Mass Effect: Ascension
- Original cover of Mass Effect: Ascension
- Author: Drew Karpyshyn
- Language: English
- Series: Mass Effect
- Genre: Science fiction
- Publisher: Del Rey Books
- Publication date: July 29, 2008
- Publication place: Canada
- Media type: Print (Paperback)
- Pages: 342
- ISBN: 978-0-345-49852-6
- OCLC: 181599906
- Preceded by: Mass Effect: Revelation
- Followed by: Mass Effect: Retribution

= Mass Effect: Ascension =

2008 book by Drew Karpyshyn

Mass Effect: Ascension is a science fiction novel by author Drew Karpyshyn. It is a sequel to the video game Mass Effect, as well as to its prequel novel, Mass Effect: Revelation, also written by Karpyshyn. The novel is set approximately two months after the ending events of the first game. While the first book acted as a prequel to the first game, Ascension helps to bridge the gap between the first game and Mass Effect 2.

== Plot ==
The novel takes place shortly after the attack on the Citadel by the Reaper Sovereign and its allies Saren Arterius and the geth. The Ascension Project is an initiative program aimed at developing biotic abilities in humans, with a particular focus on the children of the victims of element zero accidents in multiple human colonies across the Systems Alliance. The Project, set up around 2176, is based at the Jon Grissom Academy, a medium-sized space station in orbit around the human colony of Elysium in the Skyllian Verge, a largely undeveloped patch of space situated along the borders of the Systems Alliance and the lawless Terminus Systems.

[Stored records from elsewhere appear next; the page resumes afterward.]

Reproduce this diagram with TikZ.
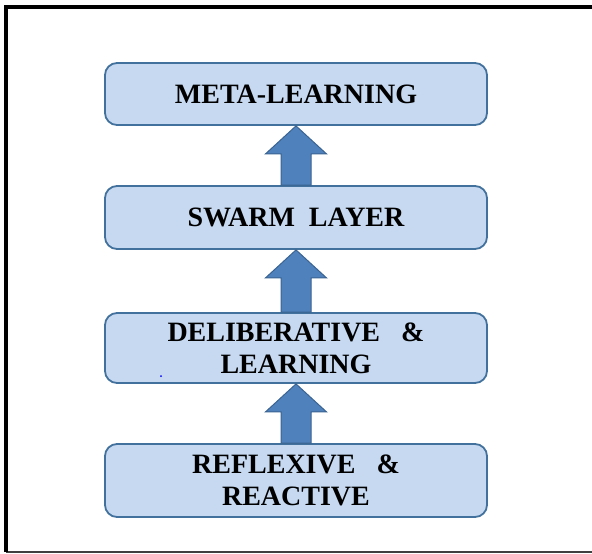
\documentclass[tikz,border=0pt]{standalone}
\usepackage{fontspec}
\setmainfont{Liberation Serif}
\usetikzlibrary{calc}
\definecolor{boxfill}{HTML}{C6D9F1}
\definecolor{boxline}{HTML}{41719C}
\definecolor{arrfill}{HTML}{4F81BD}
\definecolor{arrline}{HTML}{3A6391}
\begin{document}
\begin{tikzpicture}[x=1pt,y=-1pt,
  layerbox/.style={draw=boxline, line width=1.8pt, fill=boxfill, rounded corners=12pt,
    minimum width=382pt, inner sep=0pt, align=center,
    font=\fontsize{28}{32}\selectfont\bfseries, text=black},
  blockarrow/.style={draw=arrline, line width=1pt, fill=arrfill}]
\useasboundingbox (0,0) rectangle (592,554);
% frame
\draw[line width=1.2pt, black!75] (6,552) -- (592,552);
\draw[line width=4pt] (6,552) -- (6,7) -- (592,7);
% boxes
\node[layerbox, minimum height=62pt] (meta) at (296,94) {META-LEARNING};
\node[layerbox, minimum height=63pt] (swarm) at (296,217.5) {SWARM~ LAYER};
\node[layerbox, minimum height=70pt] (delib) at (296,348) {DELIBERATIVE~~ \&\\LEARNING};
\node[layerbox, minimum height=73pt] (reflex) at (296,480.5) {REFLEXIVE~~ \&\\REACTIVE};
% block arrows
\foreach \lo/\up in {swarm/meta, delib/swarm, reflex/delib}{
  \draw[blockarrow] ($(\lo.north)+(-15,0)$) -- ($(\up.south)+(-15,28)$)
    -- ($(\up.south)+(-30.5,28)$) -- (\up.south) -- ($(\up.south)+(30.5,28)$)
    -- ($(\up.south)+(15,28)$) -- ($(\lo.north)+(15,0)$) -- cycle;
}
\fill[blue] (161,376) circle (1pt);
\end{tikzpicture}
\end{document}
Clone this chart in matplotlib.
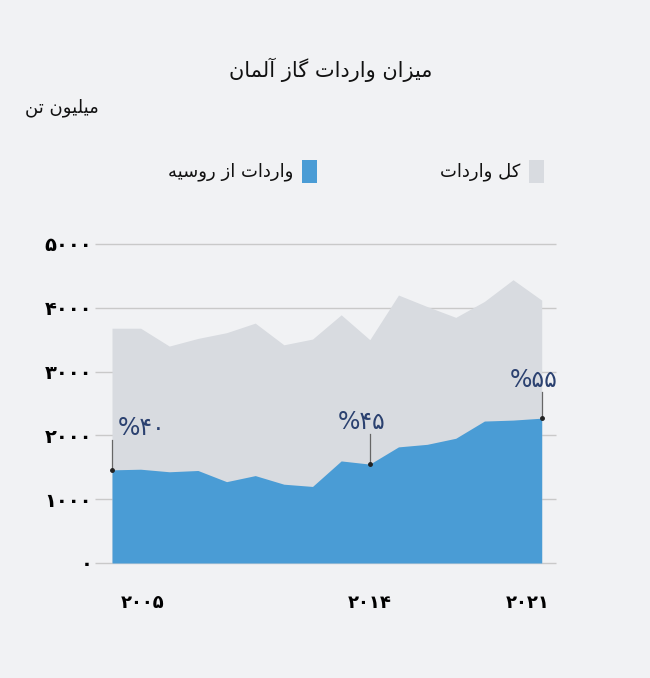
import matplotlib
matplotlib.use("Agg")
import matplotlib.pyplot as plt
from matplotlib.patches import Rectangle

# values (million tonnes)
total_imports = [3680, 3680, 3400, 3520, 3610, 3760, 3420, 3510,
                 3890, 3500, 4200, 4020, 3850, 4100, 4440, 4120]
russia_imports = [1460, 1470, 1430, 1450, 1275, 1370, 1235, 1200,
                  1600, 1550, 1820, 1860, 1955, 2225, 2240, 2270]
year_ticks = [1.05, 9.0, 14.5]
year_labels = ["۲۰۰۵", "۲۰۱۴", "۲۰۲۱"]
y_ticks = [0, 1000, 2000, 3000, 4000, 5000]
y_labels = ["۰", "۱۰۰۰", "۲۰۰۰", "۳۰۰۰", "۴۰۰۰", "۵۰۰۰"]
share_idx = [0, 9, 15]
share_labels = ["%۴۰", "%۴۵", "%۵۵"]

title = "میزان واردات گاز آلمان"
unit = "میلیون تن"
lbl_total = "کل واردات"
lbl_russia = "واردات از روسیه"

# matplotlib has no arabic shaping, so pick the joined glyph forms by hand
# (isolated, final, initial, medial)
FORMS = {
    'ا': ('\uFE8D', '\uFE8E', None, None),
    'آ': ('\uFE81', '\uFE82', None, None),
    'ت': ('\uFE95', '\uFE96', '\uFE97', '\uFE98'),
    'د': ('\uFEA9', '\uFEAA', None, None),
    'ر': ('\uFEAD', '\uFEAE', None, None),
    'ز': ('\uFEAF', '\uFEB0', None, None),
    'س': ('\uFEB1', '\uFEB2', '\uFEB3', '\uFEB4'),
    'ل': ('\uFEDD', '\uFEDE', '\uFEDF', '\uFEE0'),
    'م': ('\uFEE1', '\uFEE2', '\uFEE3', '\uFEE4'),
    'ن': ('\uFEE5', '\uFEE6', '\uFEE7', '\uFEE8'),
    'ه': ('\uFEE9', '\uFEEA', '\uFEEB', '\uFEEC'),
    'و': ('\uFEED', '\uFEEE', None, None),
    'ی': ('\uFBFC', '\uFBFD', '\uFBFE', '\uFBFF'),
    'گ': ('\uFB92', '\uFB93', '\uFB94', '\uFB95'),
    'ک': ('\uFB8E', '\uFB8F', '\uFB90', '\uFB91'),
}


def fa(s):
    out = []
    for i, c in enumerate(s):
        if c not in FORMS:
            out.append(c)
            continue
        prev = s[i - 1] if i > 0 else ''
        nxt = s[i + 1] if i + 1 < len(s) else ''
        join_prev = prev in FORMS and FORMS[prev][2] is not None
        join_next = nxt in FORMS and FORMS[c][2] is not None
        iso, fin, ini, med = FORMS[c]
        if join_prev and join_next:
            out.append(med)
        elif join_prev:
            out.append(fin)
        elif join_next:
            out.append(ini)
        else:
            out.append(iso)
    return ''.join(reversed(out))


BG = '#f1f2f4'
GREY = '#d8dbe0'
BLUE = '#4a9cd5'
NAVY = '#2b4170'

plt.rcParams['font.family'] = ['DejaVu Sans']

fig = plt.figure(figsize=(6.5, 6.78), dpi=100, facecolor=BG)
ax = fig.add_axes([95 / 650, 1 - 563 / 678, (556 - 95) / 650, (563 - 244) / 678])
ax.set_facecolor(BG)

x = list(range(len(total_imports)))
ax.fill_between(x, 0, total_imports, color=GREY, lw=0, zorder=2)
ax.fill_between(x, 0, russia_imports, color=BLUE, lw=0, zorder=3)

ax.set_xlim(-(112 - 95) / 28.65, 15 + (556 - 541.7) / 28.65)
ax.set_ylim(0, 5000)
ax.set_yticks(y_ticks)
ax.set_yticklabels(y_labels, fontsize=14, fontweight='bold')
ax.set_xticks(year_ticks)
ax.set_xticklabels(year_labels, fontsize=13, fontweight='bold')
ax.tick_params(length=0, pad=2)
ax.tick_params(axis='x', pad=22)
ax.hlines(y_ticks, *ax.get_xlim(), color='#c9c9c9', lw=1, zorder=1, clip_on=False)
for s in ax.spines.values():
    s.set_visible(False)

# share labels with leader lines
rise = [30, 30, 26]
for k, i in enumerate(share_idx):
    v = russia_imports[i]
    top = v + rise[k] / 63.8 * 1000
    ax.plot([i, i], [v, top], color='#666666', lw=0.9, zorder=4)
    ax.plot(i, v, 'o', color='#222222', ms=2.5, zorder=5)
    if k == 0:
        ax.text(i + 0.2, top, share_labels[k], color=NAVY, fontsize=17,
                ha='left', va='bottom', zorder=6)
    else:
        ax.text(i + 0.55, top, share_labels[k], color=NAVY, fontsize=17,
                ha='right', va='bottom', zorder=6)

fig.text(331 / 650, 1 - 70 / 678, fa(title), fontsize=15,
         ha='center', va='center', color='#111111')
fig.text(99 / 650, 1 - 108 / 678, fa(unit), fontsize=13, ha='right', va='center', color='#111111')

# legend, right to left
for x0, col, lbl in [(529, GREY, lbl_total), (302, BLUE, lbl_russia)]:
    fig.add_artist(Rectangle((x0 / 650, 1 - 183 / 678), 15 / 650, 23 / 678,
                             transform=fig.transFigure, color=col, lw=0))
    fig.text((x0 - 9) / 650, 1 - 172 / 678, fa(lbl), fontsize=13, ha='right', va='center', color='#111111')

fig.savefig('out.png', dpi=100, facecolor=BG)
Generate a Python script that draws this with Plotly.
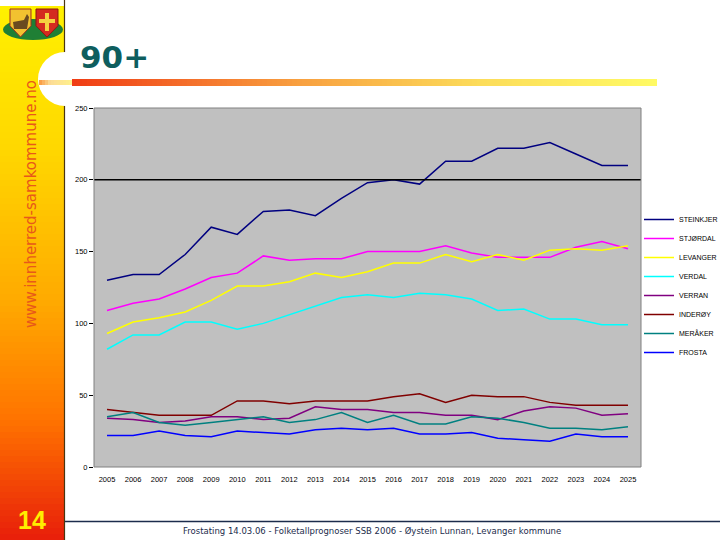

The Illusive Man, the enigmatic leader of the rogue, anthropocentric organization called Cerberus, plots Cerberus' next move, which involves the pursuit of an autistic young biotic prodigy named Gillian Grayson. Gillian's father and one of the Illusive Man's long-serving agents, Paul Grayson, is a troubled drug addict who was assigned with raising an infant girl with immense biotic potential. The autistic girl is now a member of the Ascension Project. Grayson, despite having much affection for his adopted daughter, is now reduced to a link man between Cerberus and their mole inside the Ascension Project, Dr. Jiro Toshiwa. Their mission is to sabotage the Ascension project by administering biotic-enhancing drugs to Gillian and evaluate their efficacy. When the Cerberus plot is exposed, Paul takes Gillian away from the Ascension Project and flees into the Terminus Systems. They are aided by Kahlee Sanders, a returning character from Revelation who is determined to protect Gillian, unaware that Paul is in fact a Cerberus operative. Their predicament is complicated when they cross paths with the quarian Migrant Fleet. Eventually Paul Grayson has a change of heart and leaves Cerberus, Kahlee returns to Grissom Academy, and Gillian remains with the quarian Migrant fleet.

==Reception==
Rick Dakan from Pop Matters called Ascension a "solid action/adventure thriller that's a pleasant page turner". He noted that the novel marked the first appearance of the Illusive Man as well as the first mention of the Collectors in the Mass Effect series. Dakan noted that he has only read a few video game novels, but he liked that the author Drew Karpyshyn was also a designer for the Mass Effect series, noting that "it signaled to me that the book's events were likely to be fully integrated into the canon of the games". Matt Wadleigh praised Karpyshyn as a good story-teller and that "his love and curiosity for the universe that he’s helped build shine through on every page", though he feels that the book is over-written and would have benefited from more editorial oversight. He felt "a legitimate connection to the characters and support for their fight" by the time he finished the novel, and recommends it for fans who are interested in further exploring the motives of the Illusive Man, who Commander Shepard works with as an unwilling operative of Cerberus in Mass Effect 2.
Brendan Lowry from Windows Central praised Ascension, commenting that the novel gives insight into the lives of the quarian people. He noted that there's a lot of information to be learned about the quarians, which supplements and clarifies the lore and history provided by Tali'Zorah to Commander Shepard in the first Mass Effect, as well as further insight into Cerberus and their schemes, "effectively serving as a prelude to Mass Effect 2".